I think, that was the hardest thing about moving to university. Not the cooking, or the cleaning, or the waking up in the morning. It’s learning to grow and love, in a place and with people that look nothing at all like what you were familiar with.
It breeds an ability for empathy and tolerance, and hones communication skills (like when Emily learnt French). They all sound like buzz words and yet I feel like a much changed person for the people I’ve met over the last four months. It was a hard learning experience, especially because I had no idea it was coming. I ran headfirst into the university chapter of my life because I was fed-up of my life so far. I didn’t think it was important to bring with me the things safe, warm comforts that had thus made life what it was. The regular Zoom calls with friends, the snacks from Sambal Express (an excellent Sri-Lankan take-away chain, highly recommended), and even the sense of love for my degree were things I left to the wind in my rush to build my own space, my own life at university; Away from everything I’d known.
After Michaelmas I know that balance is important, between the old and the new. Now there are days I’ll sacrifice experiencing whatever spontaneous adventure my friends get up to, (read: ‘sitting in someone’s room for three hours procrastinating work and then leaving college to get Solomon’s and come back and continue) to catch up with friends with home.
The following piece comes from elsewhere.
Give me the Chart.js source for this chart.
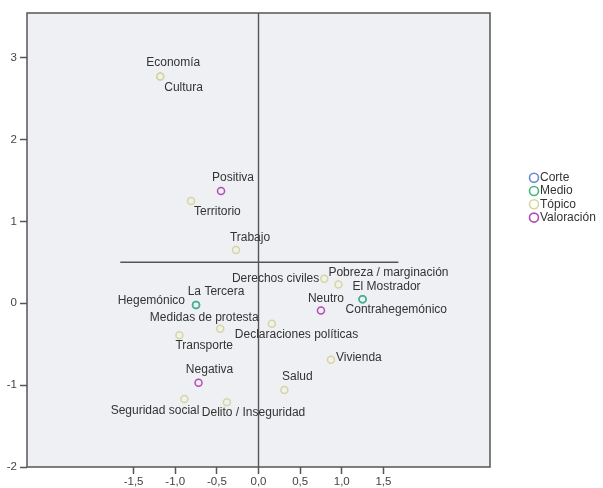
<!DOCTYPE html>
<html>
<head>
<meta charset="utf-8">
<script src="https://cdn.jsdelivr.net/npm/chart.js@4"></script>
<style>
  html, body { margin: 0; padding: 0; background: #fff; }
  #wrap { width: 603px; height: 488px; }
</style>
</head>
<body>
<div id="wrap"><canvas id="plot" width="603" height="488"></canvas></div>
<script>
// Corte
const corteLabels = ['Hegemónico', 'Contrahegemónico'];
const corteX = [-0.75, 1.25];
const corteY = [-0.02, 0.05];

// Medio
const medioLabels = ['La Tercera', 'El Mostrador'];
const medioX = [-0.75, 1.25];
const medioY = [-0.02, 0.05];

// Tópico
const topicoLabels = ['Economía', 'Cultura', 'Territorio', 'Trabajo', 'Derechos civiles',
    'Pobreza / marginación', 'Declaraciones políticas', 'Vivienda', 'Salud',
    'Medidas de protesta', 'Transporte', 'Seguridad social', 'Delito / Inseguridad'];
const topicoX = [-1.18, -1.18, -0.81, -0.27, 0.79, 0.96, 0.16, 0.87, 0.31, -0.46, -0.95, -0.89, -0.38];
const topicoY = [2.77, 2.77, 1.25, 0.65, 0.30, 0.23, -0.25, -0.69, -1.06, -0.31, -0.39, -1.17, -1.21];

// Valoración
const valorLabels = ['Positiva', 'Neutro', 'Negativa'];
const valorX = [-0.45, 0.75, -0.72];
const valorY = [1.37, -0.09, -0.97];

const xTicks = [-1.5, -1.0, -0.5, 0.0, 0.5, 1.0, 1.5];
const yTicks = [-2, -1, 0, 1, 2, 3];
const xRange = [-2.78, 2.78];
const yRange = [-2, 3.545];
const refLineY = 0.5;
const refLineX = [-1.66, 1.68];

const FONT = '"Liberation Sans", Arial, sans-serif';

// where each point's text sits next to its marker
const labelPlace = {
    'Economía': ['center', 13, -14],
    'Cultura': ['left', 4, 11],
    'Positiva': ['center', 12, -13],
    'Territorio': ['left', 3, 11],
    'Trabajo': ['center', 14, -12],
    'Derechos civiles': ['right', -5, 0],
    'Pobreza / marginación': ['left', -10, -12],
    'El Mostrador': ['left', -10, -12],
    'Contrahegemónico': ['left', -17, 11],
    'Neutro': ['center', 5, -12],
    'Declaraciones políticas': ['left', -37, 11],
    'Vivienda': ['left', 5, -2],
    'Salud': ['center', 13, -13],
    'La Tercera': ['center', 20, -13],
    'Hegemónico': ['right', -11, -4],
    'Medidas de protesta': ['center', -16, -11],
    'Transporte': ['left', -4, 11],
    'Negativa': ['center', 11, -13],
    'Seguridad social': ['right', 15, 12],
    'Delito / Inseguridad': ['left', -25, 10]
};

function pts(xs, ys, names) {
    return xs.map((x, i) => ({ x: x, y: ys[i], name: names[i] }));
}

function group(label, xs, ys, names, color, order) {
    return {
        type: 'scatter',
        label: label,
        data: pts(xs, ys, names),
        borderColor: color,
        backgroundColor: 'rgba(0,0,0,0)',
        pointRadius: 3.5,
        pointBorderWidth: 1.5,
        order: order
    };
}

function refLine(data) {
    return {
        type: 'line',
        label: '',
        data: data,
        borderColor: '#555',
        borderWidth: 1.4,
        pointRadius: 0,
        fill: false,
        isRef: true,
        order: 10
    };
}

const plotBg = {
    id: 'plotBg',
    beforeDraw(chart) {
        const a = chart.chartArea, c = chart.ctx;
        c.save();
        c.fillStyle = '#eef0f3';
        c.fillRect(a.left, a.top, a.right - a.left, a.bottom - a.top);
        c.restore();
    },
    afterDraw(chart) {
        const a = chart.chartArea, c = chart.ctx;
        c.save();
        c.strokeStyle = '#555';
        c.lineWidth = 1.5;
        c.strokeRect(a.left, a.top, a.right - a.left, a.bottom - a.top);
        c.restore();
    }
};

const pointText = {
    id: 'pointText',
    afterDatasetsDraw(chart) {
        const c = chart.ctx;
        c.save();
        c.font = '12px ' + FONT;
        c.fillStyle = '#333';
        c.textBaseline = 'middle';
        chart.data.datasets.forEach((ds, di) => {
            if (ds.isRef) return;
            const meta = chart.getDatasetMeta(di);
            meta.data.forEach((el, i) => {
                const name = ds.data[i].name;
                const p = labelPlace[name] || ['left', 5, 0];
                c.textAlign = p[0];
                c.fillText(name, el.x + p[1], el.y + p[2]);
            });
        });
        c.restore();
    }
};

const sideLegend = {
    id: 'sideLegend',
    afterDraw(chart) {
        const c = chart.ctx;
        let y = 177.7;
        c.save();
        c.font = '12px ' + FONT;
        c.textBaseline = 'middle';
        c.textAlign = 'left';
        chart.data.datasets.filter(d => !d.isRef).forEach(ds => {
            c.beginPath();
            c.arc(534, y, 4.5, 0, Math.PI * 2);
            c.strokeStyle = ds.borderColor;
            c.lineWidth = 1.6;
            c.stroke();
            c.fillStyle = '#333';
            c.fillText(ds.label, 540, y);
            y += 13.3;
        });
        c.restore();
    }
};

new Chart(document.getElementById('plot').getContext('2d'), {
    data: {
        datasets: [
            group('Corte', corteX, corteY, corteLabels, '#6b87d6', 5),
            group('Medio', medioX, medioY, medioLabels, '#3fb97a', 1),
            group('Tópico', topicoX, topicoY, topicoLabels, '#d9d59e', 1),
            group('Valoración', valorX, valorY, valorLabels, '#b44bb8', 1),
            refLine([{ x: 0, y: yRange[0] }, { x: 0, y: yRange[1] }]),
            refLine([{ x: refLineX[0], y: refLineY }, { x: refLineX[1], y: refLineY }])
        ]
    },
    options: {
        responsive: false,
        animation: false,
        layout: { padding: { top: 13, right: 113, left: 0, bottom: 0 } },
        plugins: {
            legend: { display: false },
            tooltip: { enabled: false }
        },
        scales: {
            x: {
                type: 'linear',
                min: xRange[0],
                max: xRange[1],
                afterBuildTicks: s => { s.ticks = xTicks.map(v => ({ value: v })); },
                afterFit: s => { s.height = 21; },
                ticks: {
                    color: '#444',
                    padding: 1,
                    maxRotation: 0,
                    font: { size: 11.5, family: FONT },
                    callback: v => v.toFixed(1).replace('.', ',')
                },
                grid: { drawOnChartArea: false, drawTicks: true, tickLength: 7, tickColor: '#555', tickWidth: 1.5 },
                border: { display: false }
            },
            y: {
                type: 'linear',
                min: yRange[0],
                max: yRange[1],
                afterBuildTicks: s => { s.ticks = yTicks.map(v => ({ value: v })); },
                afterFit: s => { s.width = 27; },
                ticks: {
                    color: '#444',
                    padding: 3,
                    font: { size: 11.5, family: FONT }
                },
                grid: { drawOnChartArea: false, drawTicks: true, tickLength: 7, tickColor: '#555', tickWidth: 1.5 },
                border: { display: false }
            }
        }
    },
    plugins: [plotBg, pointText, sideLegend]
});
</script>
</body>
</html>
My stock of food in my room includes jars of snacks from home, which I’ve now also practised explaining in English so that I don’t have another experience where when faced with explaining what murukku is I said “like a wheat biscuit?” (it’s much more appetising than that sounds I promise). Even my nerd-ish tendencies seem to be intensifying, so much so that I had a much too long conversation about Mill’s higher and lower pleasures outside the SSL, and 99% sure we scared off the postgrads on the benches around us.
I realise now, I had been so ready to find my own space, that when I finally did, it felt empty.
And I think, that was the hardest thing about moving to university. Not the cooking, or the cleaning, or the waking up in the morning. It’s learning to grow and love, in a place and with people that look nothing at all like what you were familiar with.
Maybe it can initially come off as patronising when they send you off to university only to talk to you about such trivial things, and make no mention at all of the deep sense of identity searching you’re bound to do when you get here.
Or maybe, they just assumed you already knew. People back home tend to do so.
Author’s note: I have not watched Emily in Paris. Any references to this show that actually make sense are purely coincidental.